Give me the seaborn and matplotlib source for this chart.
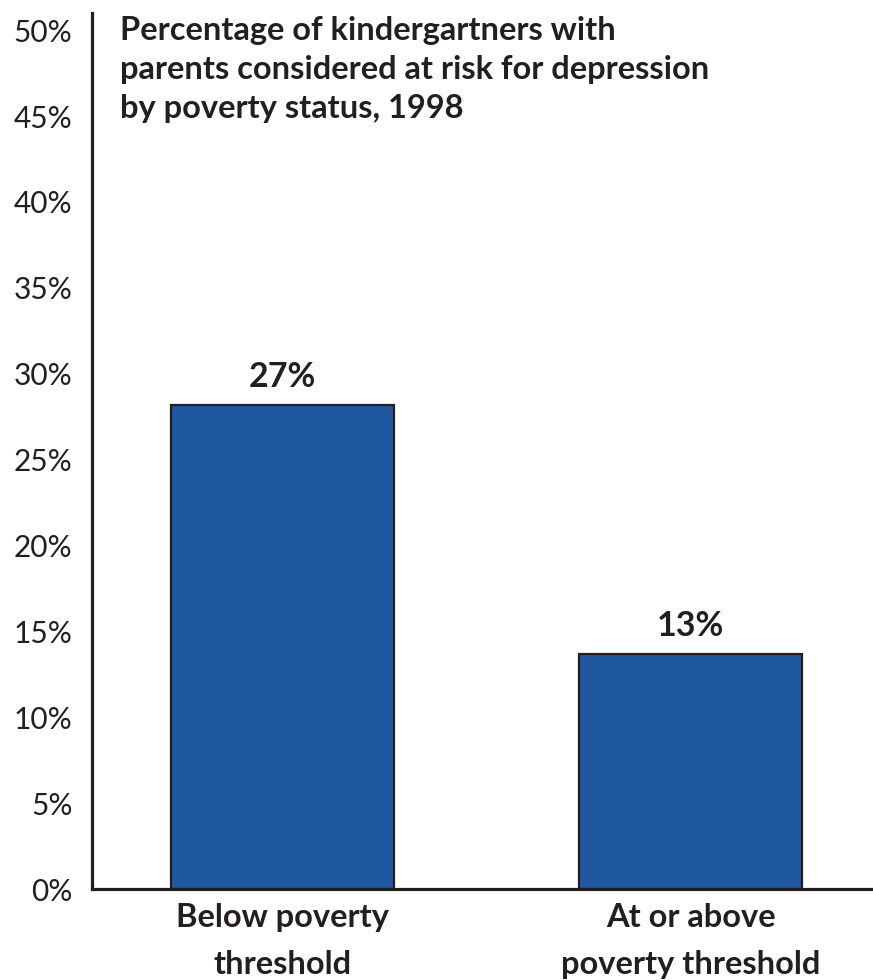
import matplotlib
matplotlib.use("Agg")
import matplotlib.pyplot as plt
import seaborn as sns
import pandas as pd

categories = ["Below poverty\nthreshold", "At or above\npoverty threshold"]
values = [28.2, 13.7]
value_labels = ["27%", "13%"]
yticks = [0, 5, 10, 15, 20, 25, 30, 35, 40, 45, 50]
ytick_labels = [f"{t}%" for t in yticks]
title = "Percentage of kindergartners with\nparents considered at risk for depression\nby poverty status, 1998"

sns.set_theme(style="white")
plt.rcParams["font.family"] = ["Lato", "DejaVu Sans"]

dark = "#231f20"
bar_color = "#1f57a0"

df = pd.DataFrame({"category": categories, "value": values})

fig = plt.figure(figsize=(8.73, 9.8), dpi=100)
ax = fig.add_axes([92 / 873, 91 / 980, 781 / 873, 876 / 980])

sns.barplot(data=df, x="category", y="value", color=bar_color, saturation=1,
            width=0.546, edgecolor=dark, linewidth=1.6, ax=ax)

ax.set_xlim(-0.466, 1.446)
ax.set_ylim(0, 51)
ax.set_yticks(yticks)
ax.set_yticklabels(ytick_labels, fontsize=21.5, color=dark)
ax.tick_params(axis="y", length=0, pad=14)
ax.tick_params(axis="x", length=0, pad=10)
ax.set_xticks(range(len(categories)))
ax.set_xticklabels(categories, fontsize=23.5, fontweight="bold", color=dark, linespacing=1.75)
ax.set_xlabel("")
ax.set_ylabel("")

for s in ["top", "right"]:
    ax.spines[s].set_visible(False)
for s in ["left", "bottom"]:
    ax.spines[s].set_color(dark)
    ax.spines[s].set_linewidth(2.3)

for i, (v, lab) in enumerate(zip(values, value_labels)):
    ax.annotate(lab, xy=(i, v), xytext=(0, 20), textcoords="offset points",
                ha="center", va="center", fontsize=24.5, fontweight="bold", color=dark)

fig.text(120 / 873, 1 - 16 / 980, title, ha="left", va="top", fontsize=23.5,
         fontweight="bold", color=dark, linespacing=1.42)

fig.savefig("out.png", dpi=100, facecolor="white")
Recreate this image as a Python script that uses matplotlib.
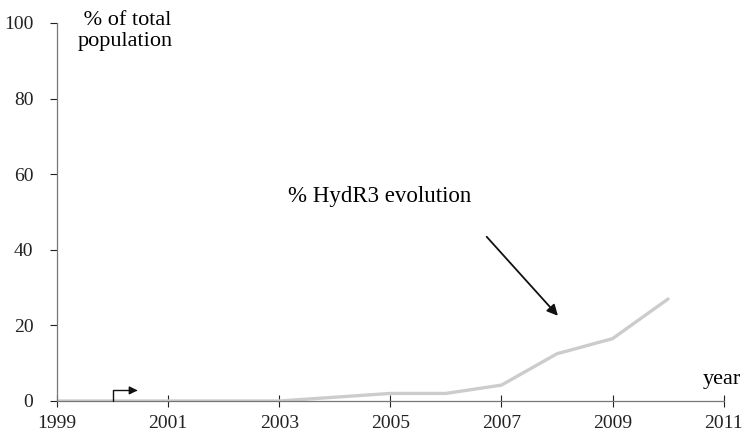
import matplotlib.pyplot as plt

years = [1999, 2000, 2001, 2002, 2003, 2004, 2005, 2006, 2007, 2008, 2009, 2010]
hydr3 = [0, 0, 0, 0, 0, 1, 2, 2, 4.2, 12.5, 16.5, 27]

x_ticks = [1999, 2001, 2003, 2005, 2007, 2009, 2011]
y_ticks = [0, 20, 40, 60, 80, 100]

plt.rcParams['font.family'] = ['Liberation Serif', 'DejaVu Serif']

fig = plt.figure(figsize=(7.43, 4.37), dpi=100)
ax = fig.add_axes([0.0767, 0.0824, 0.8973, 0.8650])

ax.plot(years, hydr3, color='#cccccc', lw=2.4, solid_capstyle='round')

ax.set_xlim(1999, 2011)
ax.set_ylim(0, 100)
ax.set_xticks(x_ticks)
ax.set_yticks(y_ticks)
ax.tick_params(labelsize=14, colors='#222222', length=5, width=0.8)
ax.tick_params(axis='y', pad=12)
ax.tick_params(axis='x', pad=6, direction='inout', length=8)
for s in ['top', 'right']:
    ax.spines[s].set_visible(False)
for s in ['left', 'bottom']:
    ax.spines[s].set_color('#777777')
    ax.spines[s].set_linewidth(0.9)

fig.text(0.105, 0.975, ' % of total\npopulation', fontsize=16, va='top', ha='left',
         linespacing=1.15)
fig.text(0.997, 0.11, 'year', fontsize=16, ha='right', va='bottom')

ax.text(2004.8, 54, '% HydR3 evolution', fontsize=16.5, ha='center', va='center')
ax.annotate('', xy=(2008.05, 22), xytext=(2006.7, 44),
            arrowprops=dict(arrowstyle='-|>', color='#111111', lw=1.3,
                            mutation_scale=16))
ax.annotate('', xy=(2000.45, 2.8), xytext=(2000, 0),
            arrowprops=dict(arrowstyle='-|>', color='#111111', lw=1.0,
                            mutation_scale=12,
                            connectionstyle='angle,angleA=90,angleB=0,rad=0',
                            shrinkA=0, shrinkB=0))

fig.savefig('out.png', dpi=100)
----
-- Given problem --
Your task is to reproduce exactly the lines from the start of the data above through the line containing "ax = fig.add_axes([92", leaving every picture out.

-- Response --
Give me the seaborn and matplotlib source for this chart.
import matplotlib
matplotlib.use("Agg")
import matplotlib.pyplot as plt
import seaborn as sns
import pandas as pd

categories = ["Below poverty\nthreshold", "At or above\npoverty threshold"]
values = [28.2, 13.7]
value_labels = ["27%", "13%"]
yticks = [0, 5, 10, 15, 20, 25, 30, 35, 40, 45, 50]
ytick_labels = [f"{t}%" for t in yticks]
title = "Percentage of kindergartners with\nparents considered at risk for depression\nby poverty status, 1998"

sns.set_theme(style="white")
plt.rcParams["font.family"] = ["Lato", "DejaVu Sans"]

dark = "#231f20"
bar_color = "#1f57a0"

df = pd.DataFrame({"category": categories, "value": values})

fig = plt.figure(figsize=(8.73, 9.8), dpi=100)
ax = fig.add_axes([92 / 873, 91 / 980, 781 / 873, 876 / 980])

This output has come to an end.